Wood: There are two that come to mind. The first is the Green Technology Pilot Program, which provides for accelerated examination of patent applications related to development of renewable energy sources, energy conservation etc. A few of the technical categories covered by this pilot program also related to smart grid. The second program is the newly implemented Track 1 initiative. Track 1 provides for accelerated examination for applications for payment of a $4,000 fee. Given the limited scope of the green pilot program with respect to grid resiliency and possibility that all innovators may not have access to Track 1 given the required fee, there may still be room for additional programs or incentives to spur grid resiliency innovations.

So Linda, I am going to switch things up a bit and if you don’t mind, I have a few questions for you?

Evers: Sure, but let me remind you…it’s my blog. (laughing)

Wood: I think the next roadblock is getting the utilities to try the new products. I know you represent a lot of utilities so I wondered if you had any insight to share on this issue?

Evers: Absolutely. …cost recovery.

Wood: My turn. Please connect the dots for me.

Evers: Ted, you are talking about new technology. The developer should expect to demonstrate to the prospective utility client that the benefits outweigh the risks.

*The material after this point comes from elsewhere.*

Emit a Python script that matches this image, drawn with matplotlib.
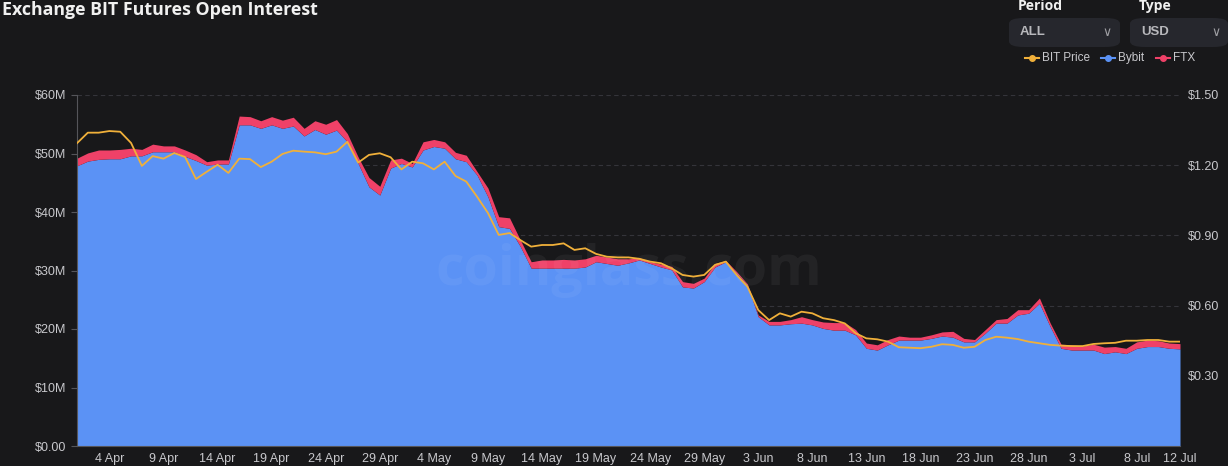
import matplotlib
matplotlib.use("Agg")
import matplotlib.pyplot as plt
from matplotlib.patches import FancyBboxPatch
from matplotlib.lines import Line2D
import pandas as pd
import numpy as np

# daily data, 1 Apr 2022 .. 12 Jul 2022
dates = pd.date_range("2022-04-01", "2022-07-12", freq="D")

bybit_oi = [  # $M
    47.9, 48.7, 49.0, 49.1, 49.1, 49.6, 49.6, 50.3, 50.3, 50.3, 49.5, 48.8, 48.0, 48.2, 48.2,
    54.9, 54.9, 54.3, 54.9, 54.3, 54.7, 53.0, 54.1, 53.3, 54.0, 52.0, 48.3, 44.3, 42.9, 47.5,
    48.3, 47.7, 50.6, 51.2, 50.9, 49.1, 48.6, 46.3, 42.6, 37.5, 37.2, 34.1, 30.4, 30.4, 30.4,
    30.4, 30.4, 30.6, 31.5, 31.2, 30.9, 31.3, 31.8, 31.2, 30.6, 30.1, 27.2, 27.0, 28.1, 30.6, 31.5,
    29.5, 27.5, 22.1, 20.7, 20.7, 20.9, 21.0, 20.7, 20.1, 19.8, 19.8, 19.0, 16.7, 16.4, 17.3,
    18.1, 18.1, 18.1, 18.4, 18.8, 18.6, 17.8, 17.8, 19.3, 21.0, 21.0, 22.4, 22.7, 24.4, 20.4,
    16.7, 16.4, 16.4, 16.4, 15.8, 16.1, 15.8, 16.7, 17.0, 17.0, 16.7, 16.6,
]
ftx_oi = [  # $M
    1.3, 1.4, 1.6, 1.5, 1.6, 1.3, 1.1, 1.3, 1.0, 1.0, 1.1, 1.0, 0.6, 0.7, 0.7,
    1.5, 1.4, 1.3, 1.4, 1.4, 1.5, 1.3, 1.5, 1.7, 1.8, 1.4, 1.1, 1.6, 1.5, 1.4,
    0.9, 0.6, 1.4, 1.2, 1.1, 1.1, 1.1, 0.6, 1.5, 1.7, 1.8, 1.1, 1.1, 1.4, 1.4,
    1.5, 1.4, 1.4, 1.1, 1.1, 1.1, 0.7, 0.4, 0.3, 0.5, 0.6, 0.9, 0.8, 0.6, 0.6, 0.2,
    0.3, 0.2, 0.3, 0.6, 0.6, 0.7, 1.1, 0.9, 1.1, 1.3, 1.3, 0.9, 0.9, 0.9, 0.9,
    0.7, 0.5, 0.5, 0.6, 0.7, 1.0, 0.6, 0.4, 0.6, 0.6, 0.8, 0.9, 0.6, 0.9, 0.6,
    0.7, 0.9, 0.7, 1.0, 1.1, 0.9, 0.9, 1.1, 1.1, 1.0, 0.9, 0.9,
]
bit_price = [
    1.294, 1.339, 1.339, 1.346, 1.343, 1.295, 1.197, 1.239, 1.228, 1.252, 1.235, 1.141, 1.172, 1.202, 1.167,
    1.228, 1.226, 1.192, 1.215, 1.248, 1.262, 1.258, 1.255, 1.247, 1.258, 1.300, 1.211, 1.244, 1.251, 1.234,
    1.182, 1.215, 1.208, 1.182, 1.215, 1.154, 1.130, 1.065, 0.996, 0.902, 0.910, 0.880, 0.852, 0.859, 0.859,
    0.866, 0.838, 0.845, 0.821, 0.809, 0.806, 0.806, 0.800, 0.788, 0.781, 0.759, 0.731, 0.724, 0.731, 0.774, 0.788,
    0.731, 0.681, 0.581, 0.538, 0.567, 0.553, 0.574, 0.567, 0.546, 0.538, 0.524, 0.482, 0.460, 0.456, 0.446,
    0.422, 0.420, 0.418, 0.424, 0.435, 0.432, 0.420, 0.424, 0.453, 0.467, 0.463, 0.457, 0.446, 0.439, 0.432,
    0.429, 0.427, 0.427, 0.436, 0.439, 0.441, 0.450, 0.450, 0.453, 0.453, 0.446, 0.446,
]

x_labels = ["4 Apr", "9 Apr", "14 Apr", "19 Apr", "24 Apr", "29 Apr", "4 May", "9 May",
            "14 May", "19 May", "24 May", "29 May", "3 Jun", "8 Jun", "13 Jun", "18 Jun",
            "23 Jun", "28 Jun", "3 Jul", "8 Jul", "12 Jul"]
left_ticks = [0, 10, 20, 30, 40, 50, 60]
left_labels = ["$0.00", "$10M", "$20M", "$30M", "$40M", "$50M", "$60M"]
right_ticks = [0.30, 0.60, 0.90, 1.20, 1.50]
right_labels = ["$0.30", "$0.60", "$0.90", "$1.20", "$1.50"]

BG = "#18181a"
BLUE = "#5b92f5"
RED = "#ef4168"
GOLD = "#f0b03a"
TXT = "#c8c8cc"

plt.rcParams['font.family'] = ['Liberation Sans', 'DejaVu Sans']

fig = plt.figure(figsize=(12.28, 4.66), dpi=100)
fig.patch.set_facecolor(BG)
ax = fig.add_axes([77 / 1228, 20 / 466, 1103 / 1228, 351 / 466])
ax.set_facecolor(BG)

LMAX, RMAX = 60, 1.5

# grid lines follow the right axis but sit behind the areas
for t in right_ticks:
    ax.axhline(t * LMAX / RMAX, color="#34343a", ls=(0, (4, 3)), lw=0.8, zorder=1)

bybit = np.array(bybit_oi)
total = bybit + np.array(ftx_oi)
ax.fill_between(dates, 0, bybit, color=BLUE, lw=0, zorder=2)
ax.fill_between(dates, bybit, total, color=RED, lw=0, zorder=2)
ax.set_ylim(0, LMAX)
ax.set_xlim(dates[0], dates[-1])
ax.set_yticks(left_ticks)
ax.set_yticklabels(left_labels)

ax2 = ax.twinx()
ax2.plot(dates, bit_price, color=GOLD, lw=1.3, zorder=5)
ax2.set_ylim(0, RMAX)
ax2.set_yticks(right_ticks)
ax2.set_yticklabels(right_labels)
ax2.set_zorder(ax.get_zorder() + 1)
ax2.patch.set_visible(False)

tick_dates = [pd.to_datetime(s + " 2022", format="%d %b %Y") for s in x_labels]
ax.set_xticks(tick_dates)
ax.set_xticklabels(x_labels)

for a in (ax, ax2):
    for s in a.spines.values():
        s.set_visible(False)
    a.tick_params(colors=TXT, labelsize=9, length=0, pad=6)
ax.spines["left"].set_visible(True)
ax.spines["left"].set_color("#55555a")
ax.spines["bottom"].set_visible(True)
ax.spines["bottom"].set_color("#55555a")
ax.tick_params(axis="y", length=4, color="#55555a", pad=4)
ax.tick_params(axis="x", pad=5)
ax2.tick_params(axis="y", pad=6)

# watermark
ax.text(0.5, 0.5, "coinglass.com", transform=ax.transAxes, ha="center", va="center",
        fontsize=40, fontweight="bold", color="white", alpha=0.05, zorder=3,
        family=["Open Sans", "DejaVu Sans"])

# title
fig.text(2 / 1228, 1 - 10 / 466, "Exchange BIT Futures Open Interest", ha="left", va="center",
         fontsize=12.8, fontweight="bold", color="#f0f0f0", family=["Open Sans", "DejaVu Sans"])

# selector boxes
for lab, val, x0, w in [("Period", "ALL", 1009, 111), ("Type", "USD", 1130, 98)]:
    fig.text((x0 + 9) / 1228, 1 - 6 / 466, lab, ha="left", va="center", fontsize=10,
             fontweight="bold", color="#f0f0f0", family=["Open Sans", "DejaVu Sans"])
    box = FancyBboxPatch((x0 / 1228, 1 - 47 / 466), w / 1228, 29 / 466,
                         boxstyle="round,pad=0,rounding_size=0.012", transform=fig.transFigure,
                         facecolor="#26272d", edgecolor="none")
    fig.patches.append(box)
    fig.text((x0 + 11) / 1228, 1 - 32 / 466, val, ha="left", va="center", fontsize=9.5,
             fontweight="bold", color="#b8b8bc")
    fig.text((x0 + min(w - 17, 93)) / 1228, 1 - 32 / 466, "\u2228", ha="left", va="center",
             fontsize=9, color="#a0a0a4", family=["DejaVu Sans"])

# legend
for name, col, xm in [("BIT Price", GOLD, 1032), ("Bybit", BLUE, 1108), ("FTX", RED, 1163)]:
    fig.add_artist(Line2D([(xm - 7) / 1228, (xm + 7) / 1228], [1 - 58 / 466] * 2,
                          transform=fig.transFigure, color=col, lw=1.5))
    fig.add_artist(Line2D([xm / 1228], [1 - 58 / 466], transform=fig.transFigure, color=col,
                          marker="o", ms=4, markeredgecolor=col))
    fig.text((xm + 10) / 1228, 1 - 58 / 466, name, ha="left", va="center", fontsize=8.5, color=TXT)

fig.savefig("out.png", dpi=100, facecolor=BG)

We take risks everyday or nothing would get done. In the case of the smart grid, we know the cost of doing nothing is high. However, it will be an extremely expensive undertaking to fully develop the smart grid. Utilities are very careful when making investments out of concern they will not get the cost recovery they seek from state regulatory agencies.

Wood: But developing the smart grid is a huge priority for our country. I would think the state regulators would be supportive?

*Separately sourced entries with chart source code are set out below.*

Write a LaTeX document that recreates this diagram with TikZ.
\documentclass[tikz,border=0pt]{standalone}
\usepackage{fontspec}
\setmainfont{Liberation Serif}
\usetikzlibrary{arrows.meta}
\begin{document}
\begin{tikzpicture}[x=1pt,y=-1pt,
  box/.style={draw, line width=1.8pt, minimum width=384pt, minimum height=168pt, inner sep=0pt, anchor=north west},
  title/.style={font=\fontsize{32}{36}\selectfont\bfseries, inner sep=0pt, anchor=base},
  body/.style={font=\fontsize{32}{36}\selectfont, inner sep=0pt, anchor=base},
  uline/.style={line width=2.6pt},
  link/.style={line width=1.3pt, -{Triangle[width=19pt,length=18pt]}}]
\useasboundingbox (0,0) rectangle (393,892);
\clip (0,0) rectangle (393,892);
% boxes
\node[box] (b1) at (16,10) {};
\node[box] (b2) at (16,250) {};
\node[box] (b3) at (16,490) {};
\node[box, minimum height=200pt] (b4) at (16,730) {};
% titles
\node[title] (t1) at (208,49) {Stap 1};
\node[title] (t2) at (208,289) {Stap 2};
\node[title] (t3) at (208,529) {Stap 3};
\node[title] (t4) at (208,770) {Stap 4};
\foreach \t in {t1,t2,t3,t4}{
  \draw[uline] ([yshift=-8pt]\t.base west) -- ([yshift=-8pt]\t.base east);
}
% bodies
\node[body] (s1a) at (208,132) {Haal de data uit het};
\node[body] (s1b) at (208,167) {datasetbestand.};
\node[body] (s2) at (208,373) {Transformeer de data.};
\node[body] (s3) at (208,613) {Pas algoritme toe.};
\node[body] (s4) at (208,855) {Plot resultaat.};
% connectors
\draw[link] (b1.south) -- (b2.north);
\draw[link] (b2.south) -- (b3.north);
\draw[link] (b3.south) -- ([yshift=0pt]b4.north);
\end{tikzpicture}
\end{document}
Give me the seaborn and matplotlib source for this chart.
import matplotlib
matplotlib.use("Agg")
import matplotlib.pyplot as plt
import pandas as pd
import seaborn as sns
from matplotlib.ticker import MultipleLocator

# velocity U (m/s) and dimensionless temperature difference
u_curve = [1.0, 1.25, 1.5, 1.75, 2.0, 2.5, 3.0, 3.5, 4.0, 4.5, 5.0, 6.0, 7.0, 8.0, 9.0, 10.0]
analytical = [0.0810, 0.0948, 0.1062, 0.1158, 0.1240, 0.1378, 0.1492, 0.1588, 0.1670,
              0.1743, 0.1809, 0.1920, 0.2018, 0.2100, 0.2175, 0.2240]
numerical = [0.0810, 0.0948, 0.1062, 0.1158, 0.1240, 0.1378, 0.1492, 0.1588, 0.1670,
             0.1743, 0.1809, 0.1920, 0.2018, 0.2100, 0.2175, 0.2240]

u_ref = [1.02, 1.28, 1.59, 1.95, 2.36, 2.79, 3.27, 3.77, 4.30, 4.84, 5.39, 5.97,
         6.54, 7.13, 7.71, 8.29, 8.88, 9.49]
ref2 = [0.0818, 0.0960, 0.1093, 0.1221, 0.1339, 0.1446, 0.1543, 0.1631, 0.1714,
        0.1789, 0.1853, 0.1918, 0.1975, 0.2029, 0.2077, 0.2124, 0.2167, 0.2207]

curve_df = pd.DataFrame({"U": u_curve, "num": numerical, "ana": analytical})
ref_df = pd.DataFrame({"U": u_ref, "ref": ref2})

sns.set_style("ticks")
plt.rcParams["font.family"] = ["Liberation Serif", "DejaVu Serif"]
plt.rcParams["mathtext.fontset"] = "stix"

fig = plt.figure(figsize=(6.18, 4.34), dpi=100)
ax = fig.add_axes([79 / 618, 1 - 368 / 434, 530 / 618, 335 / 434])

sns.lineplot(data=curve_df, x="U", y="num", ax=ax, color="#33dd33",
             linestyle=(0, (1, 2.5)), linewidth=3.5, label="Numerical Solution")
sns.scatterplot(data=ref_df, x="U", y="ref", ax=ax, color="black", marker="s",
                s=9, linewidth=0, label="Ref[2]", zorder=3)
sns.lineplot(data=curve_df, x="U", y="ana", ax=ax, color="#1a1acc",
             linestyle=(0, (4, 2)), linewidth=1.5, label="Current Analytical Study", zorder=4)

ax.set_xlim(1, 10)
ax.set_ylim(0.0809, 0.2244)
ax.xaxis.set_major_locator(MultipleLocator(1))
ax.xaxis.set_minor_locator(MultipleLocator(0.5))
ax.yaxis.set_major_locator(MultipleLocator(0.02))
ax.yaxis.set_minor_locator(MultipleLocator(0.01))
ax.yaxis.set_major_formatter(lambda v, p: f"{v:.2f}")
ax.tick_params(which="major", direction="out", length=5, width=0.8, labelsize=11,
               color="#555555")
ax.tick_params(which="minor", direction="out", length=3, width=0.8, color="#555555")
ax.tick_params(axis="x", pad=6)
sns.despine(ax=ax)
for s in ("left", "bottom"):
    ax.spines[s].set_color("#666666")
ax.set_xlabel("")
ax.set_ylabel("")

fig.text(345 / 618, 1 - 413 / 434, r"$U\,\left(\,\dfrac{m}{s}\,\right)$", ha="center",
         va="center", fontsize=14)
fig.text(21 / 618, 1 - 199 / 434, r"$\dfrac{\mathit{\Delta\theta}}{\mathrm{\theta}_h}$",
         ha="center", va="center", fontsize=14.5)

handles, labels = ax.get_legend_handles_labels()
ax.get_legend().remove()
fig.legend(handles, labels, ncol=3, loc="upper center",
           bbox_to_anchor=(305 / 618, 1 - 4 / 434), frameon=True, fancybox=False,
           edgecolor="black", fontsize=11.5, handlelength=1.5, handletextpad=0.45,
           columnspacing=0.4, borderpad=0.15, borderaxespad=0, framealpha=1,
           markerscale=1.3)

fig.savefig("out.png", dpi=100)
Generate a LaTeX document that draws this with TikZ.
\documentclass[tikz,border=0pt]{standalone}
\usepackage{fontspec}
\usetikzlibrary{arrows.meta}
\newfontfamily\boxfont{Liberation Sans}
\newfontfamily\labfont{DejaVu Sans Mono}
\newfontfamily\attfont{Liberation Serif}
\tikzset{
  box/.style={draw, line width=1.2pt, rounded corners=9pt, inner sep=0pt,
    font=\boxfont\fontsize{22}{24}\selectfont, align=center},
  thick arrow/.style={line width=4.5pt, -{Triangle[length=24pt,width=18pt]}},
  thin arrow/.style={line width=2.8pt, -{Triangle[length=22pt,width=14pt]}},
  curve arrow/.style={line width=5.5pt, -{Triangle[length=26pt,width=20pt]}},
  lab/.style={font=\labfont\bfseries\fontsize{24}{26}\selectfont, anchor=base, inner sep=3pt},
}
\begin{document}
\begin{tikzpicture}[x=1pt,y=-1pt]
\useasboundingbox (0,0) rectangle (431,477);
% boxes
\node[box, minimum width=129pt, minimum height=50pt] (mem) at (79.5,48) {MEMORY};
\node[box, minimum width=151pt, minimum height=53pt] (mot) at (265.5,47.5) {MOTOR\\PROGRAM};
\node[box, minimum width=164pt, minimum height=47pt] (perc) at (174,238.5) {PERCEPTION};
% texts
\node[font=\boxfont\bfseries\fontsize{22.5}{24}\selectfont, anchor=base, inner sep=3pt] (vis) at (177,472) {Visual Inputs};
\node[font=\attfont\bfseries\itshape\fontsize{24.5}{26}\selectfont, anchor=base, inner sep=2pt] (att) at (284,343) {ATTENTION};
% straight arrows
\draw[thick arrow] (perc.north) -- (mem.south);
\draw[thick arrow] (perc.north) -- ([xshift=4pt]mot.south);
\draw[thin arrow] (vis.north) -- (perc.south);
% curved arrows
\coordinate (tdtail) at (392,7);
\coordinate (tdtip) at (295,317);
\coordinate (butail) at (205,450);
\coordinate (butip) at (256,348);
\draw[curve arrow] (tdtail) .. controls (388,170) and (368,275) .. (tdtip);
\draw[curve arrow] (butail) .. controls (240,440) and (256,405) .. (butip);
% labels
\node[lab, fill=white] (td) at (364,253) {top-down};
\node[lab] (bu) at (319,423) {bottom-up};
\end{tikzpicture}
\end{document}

Evers: I know this may surprise to you, but there is a fair amount of regulatory uncertainty in this area. Views towards the smart grid will vary by state and some states have laws that require aggressive action in this area. Generally, utilities have to summit their plans to their state PUCs for approval. Part of the approval process is making the business case to support the proposed expenses. And let me tell you, 2010 was a rough year for smart grid approvals, particularly the cost recovery issue, in spite of Uncle Sam contributing $4.5 billion.

Wood: Really?

Evers: Yes! Maryland, Connecticut, Indiana and Ohio to name a few. And in California and Maine, the regulators are acting on one of my favorite lines: “I reserve the right to change my mind,” and are contemplating revising plans they have already approved, notwithstanding the fact that these utilities have already implemented most of the plan.

So for the innovators out there, the best way to get selected is to educate, educate, educate. Spend time explaining to regulators and consumer advocates the importance of your product to the grid. In the end, how does it benefit customers? Ideally, the product should be apart of the utility’s plan that gets approved.

Ted, it will happen slowly at first – layer by layer, but we will get there. Remember when cell phones first came out? For the first few years they were big and clunky and really only used by executives. And now just last year, even to my surprise, off we went to buy my son an iPhone for his 13th birthday. Progress can be like a sluggish car, slow to get going but it can hold its own on the highway. One day you will look around and bam: you will be driving to Pennsylvania to visit my family without any thought as to where you will charge your electric car; people will just know not to wash clothes and dishes in the afternoon; their appliances will conveniently start the laundry and dishes for them at 2:00 am and utilities will restore service before you even know there was an outage. All these great smart grid related things will be happening and as a county we will be more energy efficient.